Wide turn diversity in protein transmembrane helices implications for G-protein-coupled receptor and other polytopic membrane protein structure and function.

Previously, we showed that perturbations of protein transmembrane helices are manifested as one of three types of noncanonical structures (wide turns, tight turns, and kinks), which, compared with alpha-helices, are evident by distinctive Calpha(i)-->Calpha(x) distances. In this study, we report the analysis of more than 3000 transmembrane helices in 244 crystal structures from which we identified 70 wide turns (29 proline- and 41 nonproline-induced). Based on differences in the Calpha(i)-->Calpha(i)(-4) and Calpha(i)-->Calpha(i)(-5) profiles, we show that wide turns can be subclassified into three distinct subclasses (W(1), W(2), and W(3)) that differ with regard to the number and position of backbone i --> i-5 H-bonds formed N-terminal to the perturbing or signature proline or nonproline residue. Although wide turns generally produce changes in helical direction of 20 degrees to 30 degrees and a lateral shift in the helical axis, some of the W(3) subclass are associated with changes of <5 degrees . We also show that the distinct architectural features of wide turns allow the carbonyl bond of the i-4th residue, which is located on the widened loop of a wide turn, to be directed away from the helical axis. This provides regions of flexibility within helical regions allowing, for example, unique opportunities for interhelical H-bonding, including interactions with glycine zipper motifs, and for ion and cofactor binding. Furthermore, differences in wide-turn subtype usage by related protein family members, such as the G-protein-coupled receptors rhodopsin and the beta2-adrenergic receptor, can significantly affect the orientation and position of residues critical for ligand binding and receptor activation.

Mutation of a single TMVI residue, Phe(282), in the beta(2)-adrenergic receptor results in structurally distinct activated receptor conformations.

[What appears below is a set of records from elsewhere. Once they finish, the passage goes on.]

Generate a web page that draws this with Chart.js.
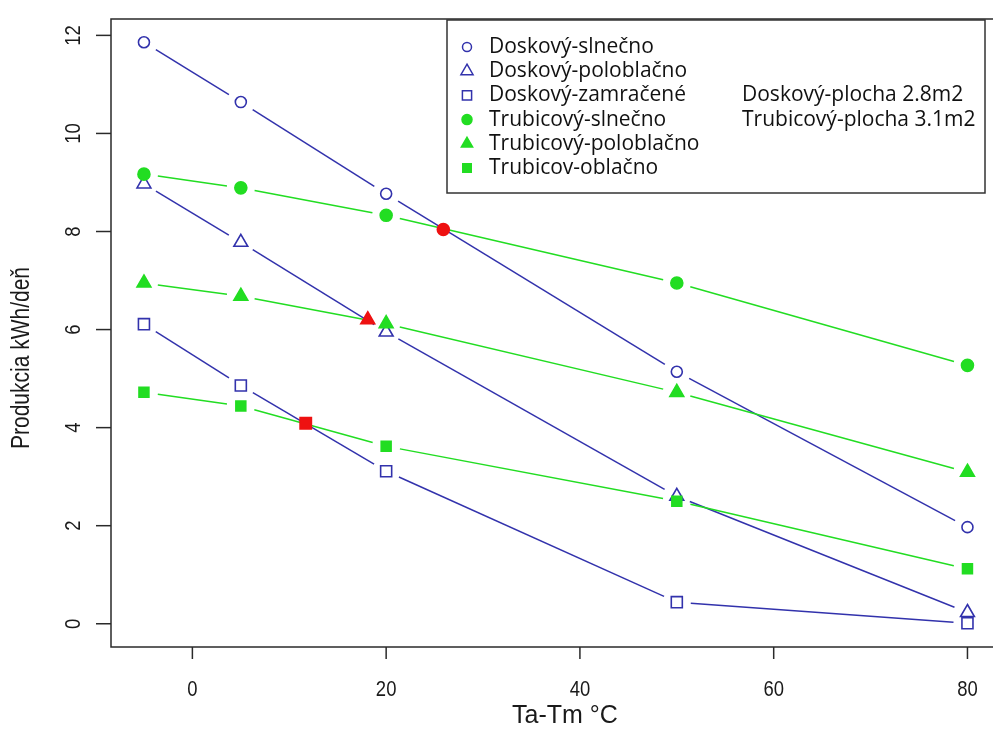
<!DOCTYPE html>
<html>
<head>
<meta charset="utf-8">
<script src="https://cdn.jsdelivr.net/npm/chart.js@4/dist/chart.umd.min.js"></script>
<style>
  html, body { margin: 0; padding: 0; background: #fff; overflow: hidden; }
  #wrap { width: 1010px; height: 729px; }
</style>
</head>
<body>
<div id="wrap"><canvas id="chart" width="1010" height="729"></canvas></div>
<script>
// x values (Ta-Tm) and the six measured series
const xValues = [-5, 5, 20, 50, 80];
const doskovySlnecno = [11.86, 10.64, 8.77, 5.14, 1.97];
const doskovyPolooblacno = [8.97, 7.78, 5.95, 2.6, 0.23];
const doskovyZamracene = [6.11, 4.86, 3.11, 0.44, 0.01];
const trubicovySlnecno = [9.17, 8.89, 8.33, 6.95, 5.27];
const trubicovyPolooblacno = [6.95, 6.68, 6.12, 4.72, 3.09];
const trubicovOblacno = [4.72, 4.44, 3.62, 2.5, 1.12];

// red crossing points
const crossSlnecno = [{ x: 25.9, y: 8.04 }];
const crossPolooblacno = [{ x: 18.1, y: 6.2 }];
const crossOblacno = [{ x: 11.7, y: 4.09 }];

const xTicks = [0, 20, 40, 60, 80];
const yTicks = [0, 2, 4, 6, 8, 10, 12];

const seriesNames = ['Doskový-slnečno', 'Doskový-poloblačno', 'Doskový-zamračené',
  'Trubicový-slnečno', 'Trubicový-poloblačno', 'Trubicov-oblačno'];
const noteLines = ['Doskový-plocha 2.8m2', 'Trubicový-plocha 3.1m2'];

const BLUE = '#3232ac';
const GREEN = '#22dd22';
const RED = '#ee1111';
const GAP = 14;

const pts = vals => vals.map((v, i) => ({ x: xValues[i], y: v }));

// R type="b" look: each segment is dashed so it stops short of both points
function gapDash(c) {
  const len = Math.hypot(c.p1.x - c.p0.x, c.p1.y - c.p0.y);
  return [0, GAP, Math.max(len - 2 * GAP, 0), GAP + 2000];
}

// marker look per series (also used for the legend)
const markers = [
  { style: 'circle', radius: 5.5, fill: '#fff', stroke: BLUE, lr: 4.5 },
  { style: 'triangle', radius: 8, fill: '#fff', stroke: BLUE, lr: 7 },
  { style: 'rect', radius: 7.8, fill: '#fff', stroke: BLUE, lr: 6.5 },
  { style: 'circle', radius: 6, fill: GREEN, stroke: GREEN, lr: 5 },
  { style: 'triangle', radius: 8, fill: GREEN, stroke: GREEN, lr: 6.5 },
  { style: 'rect', radius: 7, fill: GREEN, stroke: GREEN, lr: 6 }
];
const seriesData = [doskovySlnecno, doskovyPolooblacno, doskovyZamracene,
  trubicovySlnecno, trubicovyPolooblacno, trubicovOblacno];

function lineSet(vals, color) {
  return { data: pts(vals), showLine: true, borderColor: color, borderWidth: 1.5,
    pointRadius: 0, segment: { borderDash: gapDash } };
}
function pointSet(data, m) {
  return { data, showLine: false, pointStyle: m.style, pointRadius: m.radius,
    pointBackgroundColor: m.fill, pointBorderColor: m.stroke, pointBorderWidth: 1.6 };
}

// first dataset is drawn on top
const datasets = [
  pointSet(crossSlnecno, { style: 'circle', radius: 6, fill: RED, stroke: RED }),
  pointSet(crossPolooblacno, { style: 'triangle', radius: 8, fill: RED, stroke: RED }),
  pointSet(crossOblacno, { style: 'rect', radius: 8, fill: RED, stroke: RED })
];
for (let i = 5; i >= 0; i--) {
  const color = i < 3 ? BLUE : GREEN;
  datasets.push(pointSet(pts(seriesData[i]), markers[i]));
  datasets.push(lineSet(seriesData[i], color));
}

function narrowText(ctx, text, x, y, rot, sx) {
  ctx.save();
  ctx.translate(x, y);
  if (rot) ctx.rotate(rot);
  ctx.scale(sx, 1);
  ctx.fillText(text, 0, 0);
  ctx.restore();
}

const rStyle = {
  id: 'rStyle',
  afterDraw(chart) {
    const ctx = chart.ctx;
    const a = chart.chartArea;
    const xs = chart.scales.x, ys = chart.scales.y;
    ctx.save();
    // box
    ctx.strokeStyle = '#2a2a2a';
    ctx.lineWidth = 1.5;
    ctx.strokeRect(a.left, a.top, a.right - a.left, a.bottom - a.top);
    // tick marks + labels
    ctx.fillStyle = '#1a1a1a';
    ctx.font = '22px "Liberation Sans", Arial, sans-serif';
    ctx.textAlign = 'center';
    ctx.textBaseline = 'middle';
    xTicks.forEach(v => {
      const px = xs.getPixelForValue(v);
      ctx.beginPath();
      ctx.moveTo(px, a.bottom);
      ctx.lineTo(px, a.bottom + 12);
      ctx.stroke();
      narrowText(ctx, String(v), px, 690, 0, 0.84);
    });
    yTicks.forEach(v => {
      const py = ys.getPixelForValue(v);
      ctx.beginPath();
      ctx.moveTo(a.left, py);
      ctx.lineTo(a.left - 15, py);
      ctx.stroke();
      narrowText(ctx, String(v), 74, py, -Math.PI / 2, 0.84);
    });
    // axis titles
    ctx.font = '25px "Liberation Sans", Arial, sans-serif';
    narrowText(ctx, 'Ta-Tm °C', 565, 716, 0, 1.0);
    narrowText(ctx, 'Produkcia kWh/deň', 22, 358, -Math.PI / 2, 0.84);

    // legend
    const lx = 447, ly = 20, lw = 538, lh = 173;
    ctx.fillStyle = '#fff';
    ctx.fillRect(lx, ly, lw, lh);
    ctx.strokeStyle = '#333';
    ctx.lineWidth = 1.5;
    ctx.strokeRect(lx, ly, lw, lh);
    ctx.font = '21px "Open Sans", sans-serif';
    ctx.textAlign = 'left';
    seriesNames.forEach((name, i) => {
      const m = markers[i];
      const rowY = 47 + i * 24.2;
      ctx.fillStyle = m.fill;
      ctx.strokeStyle = m.stroke;
      ctx.lineWidth = 1.5;
      Chart.helpers.drawPoint(ctx, { pointStyle: m.style, radius: m.lr, borderWidth: 1.5, rotation: 0 }, 467, rowY);
      ctx.fillStyle = '#111';
      ctx.fillText(name, 489, rowY);
    });
    noteLines.forEach((t, i) => {
      ctx.fillText(t, 742, 95.5 + i * 24.2);
    });
    ctx.restore();
  }
};

new Chart(document.getElementById('chart'), {
  type: 'scatter',
  data: { datasets },
  options: {
    responsive: false,
    animation: false,
    layout: { padding: { left: 111, top: 19, right: 4.5, bottom: 82 } },
    plugins: { legend: { display: false }, tooltip: { enabled: false } },
    scales: {
      x: { type: 'linear', min: -8.4, max: 83.4, display: false },
      y: { type: 'linear', min: -0.474, max: 12.334, display: false }
    }
  },
  plugins: [rStyle]
});
</script>
</body>
</html>
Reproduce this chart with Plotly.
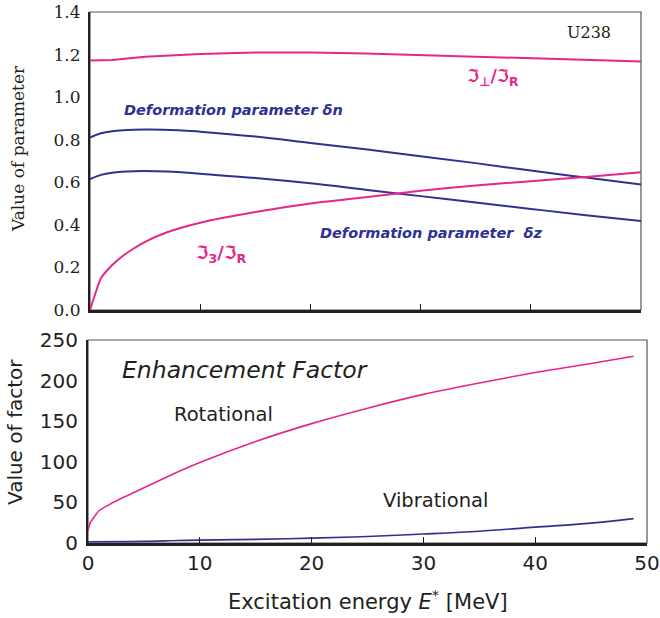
import plotly.graph_objects as go

# ---- Upper panel: deformation parameters and moment-of-inertia ratios (U238) ----
e_perp = [0, 2, 5, 8, 10, 15, 20, 25, 30, 35, 40, 45, 50]
ratio_perp = [1.172, 1.175, 1.19, 1.198, 1.203, 1.21, 1.21, 1.205, 1.198, 1.19, 1.182, 1.175, 1.168]

e_dn = [0, 1, 2, 3, 5, 8, 10, 15, 20, 25, 30, 35, 40, 45, 50]
delta_n = [0.81, 0.83, 0.84, 0.845, 0.848, 0.845, 0.838, 0.815, 0.785, 0.755, 0.722, 0.69, 0.655, 0.622, 0.59]

e_dz = [0, 1, 2, 4, 6, 8, 10, 15, 20, 25, 30, 35, 40, 45, 50]
delta_z = [0.615, 0.635, 0.645, 0.652, 0.652, 0.648, 0.64, 0.62, 0.595, 0.565, 0.535, 0.505, 0.475, 0.445, 0.418]

e_3 = [0, 0.5, 1, 2, 3, 4, 5, 7, 10, 15, 20, 25, 30, 35, 40, 45, 50]
ratio_3 = [0.0, 0.08, 0.15, 0.21, 0.255, 0.29, 0.32, 0.365, 0.41, 0.46, 0.5, 0.53, 0.56, 0.585, 0.605, 0.625, 0.647]

# ---- Lower panel: collective enhancement factors ----
e_rot = [0, 0.2, 0.6, 1, 2, 3, 5, 7, 10, 15, 20, 25, 30, 35, 40, 45, 48.8]
rotational = [15, 25, 33, 40, 48, 55, 68, 81, 99, 125, 147, 166, 183, 197, 210, 221, 230]

e_vib = [0, 5, 8, 10, 15, 20, 25, 30, 35, 40, 45, 48.8]
vibrational = [1.5, 2, 3, 3.5, 4.5, 6, 8, 11, 14.5, 19.5, 24.5, 30]

x_ticks = [0, 10, 20, 30, 40, 50]
y_ticks_top = [0.0, 0.2, 0.4, 0.6, 0.8, 1.0, 1.2, 1.4]
y_ticks_bottom = [0, 50, 100, 150, 200, 250]

PINK = "#E6268A"
BLUE = "#2E3192"
INK = "#231F20"

W, H = 660, 618


def px(x):
    return x / W


def py(y):
    return 1 - y / H


fig = go.Figure()

line_kw = dict(mode="lines", hoverinfo="skip", showlegend=False)
fig.add_trace(go.Scatter(x=e_perp, y=ratio_perp, line=dict(color=PINK, width=2), xaxis="x", yaxis="y", **line_kw))
fig.add_trace(go.Scatter(x=e_dn, y=delta_n, line=dict(color=BLUE, width=2, shape="spline"), xaxis="x", yaxis="y", **line_kw))
fig.add_trace(go.Scatter(x=e_dz, y=delta_z, line=dict(color=BLUE, width=2, shape="spline"), xaxis="x", yaxis="y", **line_kw))
fig.add_trace(go.Scatter(x=e_3, y=ratio_3, line=dict(color=PINK, width=2, shape="spline", smoothing=0.6), xaxis="x", yaxis="y", **line_kw))

fig.add_trace(go.Scatter(x=e_rot, y=rotational, line=dict(color=PINK, width=1.6, shape="spline", smoothing=0.5), xaxis="x2", yaxis="y2", **line_kw))
fig.add_trace(go.Scatter(x=e_vib, y=vibrational, line=dict(color=BLUE, width=1.6, shape="spline"), xaxis="x2", yaxis="y2", **line_kw))

top_x = [px(90), px(641)]
top_y = [py(310), py(12)]
bot_x = [px(88), px(647)]
bot_y = [py(543), py(340)]

serif = "DejaVu Serif"
sans = "DejaVu Sans"

fig.update_layout(
    width=W, height=H,
    margin=dict(l=0, r=0, t=0, b=0, autoexpand=False),
    paper_bgcolor="white", plot_bgcolor="white",
    xaxis=dict(domain=top_x, range=[0, 50], tickvals=x_ticks, showticklabels=False,
               ticks="inside", ticklen=6, tickcolor=INK, tickwidth=1, automargin=False,
               showline=True, linecolor=INK, linewidth=3, showgrid=False, zeroline=False,
               anchor="y"),
    yaxis=dict(domain=top_y, range=[0, 1.4], tickvals=y_ticks_top,
               ticktext=[f"{v:.1f}" for v in y_ticks_top], ticks="", automargin=False,
               tickfont=dict(family=serif, size=17, color=INK), ticklabelstandoff=4,
               showline=True, linecolor=INK, linewidth=2, showgrid=False, zeroline=False,
               anchor="x"),
    xaxis2=dict(domain=bot_x, range=[0, 50], tickvals=x_ticks, automargin=False,
                ticks="inside", ticklen=6, tickcolor=INK, tickwidth=1,
                tickfont=dict(family=sans, size=20, color=INK),
                showline=True, linecolor=INK, linewidth=3, showgrid=False, zeroline=False,
                anchor="y2"),
    yaxis2=dict(domain=bot_y, range=[0, 250], tickvals=y_ticks_bottom, ticks="", automargin=False,
                tickfont=dict(family=sans, size=20, color=INK), ticklabelstandoff=4,
                showline=True, linecolor=INK, linewidth=2, showgrid=False, zeroline=False,
                anchor="x2"),
)

# thin frame around both panels
fig.add_shape(type="rect", xref="x domain", yref="y domain", x0=0, x1=1, y0=0, y1=1,
              line=dict(color="#555555", width=1.2), layer="below")
fig.add_shape(type="rect", xref="x2 domain", yref="y2 domain", x0=0, x1=1, y0=0, y1=1,
              line=dict(color="#555555", width=1.2), layer="below")


def note(text, x, y, font, xanchor="left", angle=0):
    fig.add_annotation(text=text, x=px(x), y=py(y), xref="paper", yref="paper",
                       xanchor=xanchor, yanchor="middle", showarrow=False,
                       textangle=angle, font=font)


note("U238", 589, 33, dict(family=serif, size=16, color=INK), xanchor="center")
note("<b>ℑ<sub>⊥</sub>/ℑ<sub>R</sub></b>", 493, 77, dict(family="DejaVu Sans", size=17.5, color=PINK), xanchor="center")
note("<b>ℑ<sub>3</sub>/ℑ<sub>R</sub></b>", 221, 254, dict(family="DejaVu Sans", size=18, color=PINK), xanchor="center")
note("<b><i>Deformation parameter δn</i></b>", 122, 110, dict(family="DejaVu Sans", size=14.5, color=BLUE))
note("<b><i>Deformation parameter  δz</i></b>", 318, 233, dict(family="DejaVu Sans", size=14.5, color=BLUE))

note("<i>Enhancement Factor</i>", 120, 370, dict(family=sans, size=23.5, color=INK))
note("Rotational", 172, 414, dict(family=sans, size=19.5, color=INK))
note("Vibrational", 381, 500, dict(family=sans, size=19.5, color=INK))

note("Excitation energy <i>E</i><sup>*</sup> [MeV]", 368, 600, dict(family=sans, size=21, color=INK), xanchor="center")
note("Value of parameter", 18, 149, dict(family=serif, size=17, color=INK), xanchor="center", angle=-90)
note("Value of factor", 15, 432, dict(family=sans, size=20, color=INK), xanchor="center", angle=-90)

fig.write_html("out.html")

We showed previously that Phe(303) in transmembrane segment (TM) VI of the alpha(1B)-adrenergic receptor (alpha(1B)-AR), a residue conserved in many G protein-coupled receptors (GPCRs), is critically involved in coupling agonist binding with TM helical movement and G protein activation. Here the equivalent residue, Phe(282), in the beta(2)-AR was evaluated by mutation to glycine, asparagine, alanine, or leucine. Except for F282N, which exhibits attenuated basal and maximal isoproterenol stimulation, the Phe(282) mutants display varying degrees of constitutive activity (F282L > F282A > F282G), and as shown by the results of substituted cysteine accessibility method (SCAM) studies, induce movement of endogenous cysteine(s) into the water-accessible ligand-binding pocket. For F282A, movement is confined to Cys(285) in TMVI, whereas F282L induces movement of both Cys(285) in TMVI and Cys(327) in TMVII. Further, engineered cysteine-sensor studies indicate that F282L causes movement of TMVI, both above and below an apparent kink-inducing TMVI proline (Pro(288)), whereas that due to F282A is confined to the domain below Pro(288). A plausible interpretation of these data is that receptor activation involves rigid body movement of TMVI which, because of its Pro(288)-induced kink, acts as a pivot to transduce and amplify the agonist-induced conformational change in the upper domain, to a change in the lower domain required for productive receptor-G protein coupling.